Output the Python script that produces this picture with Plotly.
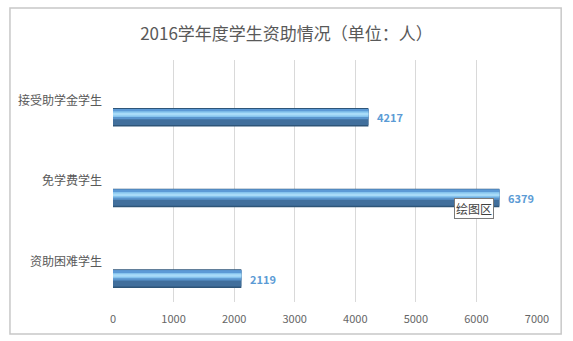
import plotly.graph_objects as go

categories = ["资助困难学生", "免学费学生", "接受助学金学生"]
values = [2119, 6379, 4217]
x_ticks = [0, 1000, 2000, 3000, 4000, 5000, 6000, 7000]
title_text = "2016学年度学生资助情况（单位：人）"

FONT = "Noto Sans CJK SC"
W = 0.23      # bar thickness (category units)
OFF = -0.325  # bar start relative to category centre

fig = go.Figure()

# layered bars to imitate the bevelled look
layers = [
    (0.00, 1.00, "#2e5578"),
    (0.08, 0.87, "#416f9c"),
    (0.40, 0.55, "#5a95cd"),
    (0.52, 0.30, "#86c4ee"),
    (0.60, 0.14, "#a8dbf8"),
    (0.85, 0.10, "#5c9ad6"),
]
for start, frac, col in layers:
    fig.add_trace(go.Bar(
        y=categories, x=values, orientation="h",
        width=W * frac, offset=OFF + W * start,
        marker=dict(color=col, line=dict(width=0)),
        hoverinfo="skip", showlegend=False,
    ))

# value labels
for c, v in zip(categories, values):
    fig.add_annotation(
        x=v, y=c, text=f"<b>{v}</b>", showarrow=False,
        xanchor="left", xshift=7, yshift=-17,
        font=dict(family=FONT, size=11, color="#5b9bd5"),
    )

fig.add_annotation(
    x=6379, y="免学费学生", text="绘图区", showarrow=False,
    xanchor="right", xshift=-5, yshift=-27,
    font=dict(family=FONT, size=12, color="#404040"),
    bgcolor="#ffffff", bordercolor="#7a7a7a", borderwidth=1, borderpad=1,
)

fig.update_layout(
    width=573, height=341,
    margin=dict(l=113, r=36, t=60, b=39),
    paper_bgcolor="white", plot_bgcolor="white",
    barmode="overlay",
    title=dict(text=title_text, x=0.5, xanchor="center", y=0.9, yanchor="middle",
               font=dict(family=FONT, size=17, color="#595959")),
    xaxis=dict(range=[0, 7000], tickvals=x_ticks, showgrid=True,
               gridcolor="#d9d9d9", gridwidth=1, zeroline=False,
               showline=False, ticks="", ticklabelstandoff=9,
               tickfont=dict(family=FONT, size=11, color="#666666")),
    yaxis=dict(type="category", categoryorder="array", categoryarray=categories,
               range=[-0.5, 2.5], showgrid=False, zeroline=False, showline=False,
               ticks="", ticklabelstandoff=10,
               tickfont=dict(family=FONT, size=12, color="#595959")),
    shapes=[dict(type="rect", xref="paper", yref="paper",
                 x0=-0.243, x1=1.057, y0=-0.132, y1=1.215,
                 line=dict(color="#c8c8c8", width=1.5))],
)

fig.write_html("out.html")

=== Problem ===
The material above must be printed exactly, with its pictures left out.

=== Exercise result ===
Output the Python script that produces this picture with Plotly.
import plotly.graph_objects as go

categories = ["资助困难学生", "免学费学生", "接受助学金学生"]
values = [2119, 6379, 4217]
x_ticks = [0, 1000, 2000, 3000, 4000, 5000, 6000, 7000]
title_text = "2016学年度学生资助情况（单位：人）"

FONT = "Noto Sans CJK SC"
W = 0.23      # bar thickness (category units)
OFF = -0.325  # bar start relative to category centre

fig = go.Figure()

# layered bars to imitate the bevelled look
layers = [
    (0.00, 1.00, "#2e5578"),
    (0.08, 0.87, "#416f9c"),
    (0.40, 0.55, "#5a95cd"),
    (0.52, 0.30, "#86c4ee"),
    (0.60, 0.14, "#a8dbf8"),
    (0.85, 0.10, "#5c9ad6"),
]
for start, frac, col in layers:
    fig.add_trace(go.Bar(
        y=categories, x=values, orientation="h",
        width=W * frac, offset=OFF + W * start,
        marker=dict(color=col, line=dict(width=0)),
        hoverinfo="skip", showlegend=False,
    ))

# value labels
for c, v in zip(categories, values):
    fig.add_annotation(
        x=v, y=c, text=f"<b>{v}</b>", showarrow=False,
        xanchor="left", xshift=7, yshift=-17,
        font=dict(family=FONT, size=11, color="#5b9bd5"),
    )

fig.add_annotation(
    x=6379, y="免学费学生", text="绘图区", showarrow=False,
    xanchor="right", xshift=-5, yshift=-27,
    font=dict(family=FONT, size=12, color="#404040"),
    bgcolor="#ffffff", bordercolor="#7a7a7a", borderwidth=1, borderpad=1,
)

fig.update_layout(
    width=573, height=341,
    margin=dict(l=113, r=36, t=60, b=39),
    paper_bgcolor="white", plot_bgcolor="white",
    barmode="overlay",
    title=dict(text=title_text, x=0.5, xanchor="center", y=0.9, yanchor="middle",
               font=dict(family=FONT, size=17, color="#595959")),
    xaxis=dict(range=[0, 7000], tickvals=x_ticks, showgrid=True,
               gridcolor="#d9d9d9", gridwidth=1, zeroline=False,
               showline=False, ticks="", ticklabelstandoff=9,
               tickfont=dict(family=FONT, size=11, color="#666666")),
    yaxis=dict(type="category", categoryorder="array", categoryarray=categories,
               range=[-0.5, 2.5], showgrid=False, zeroline=False, showline=False,
               ticks="", ticklabelstandoff=10,
               tickfont=dict(family=FONT, size=12, color="#595959")),
    shapes=[dict(type="rect", xref="paper", yref="paper",
                 x0=-0.243, x1=1.057, y0=-0.132, y1=1.215,
                 line=dict(color="#c8c8c8", width=1.5))],
)

fig.write_html("out.html")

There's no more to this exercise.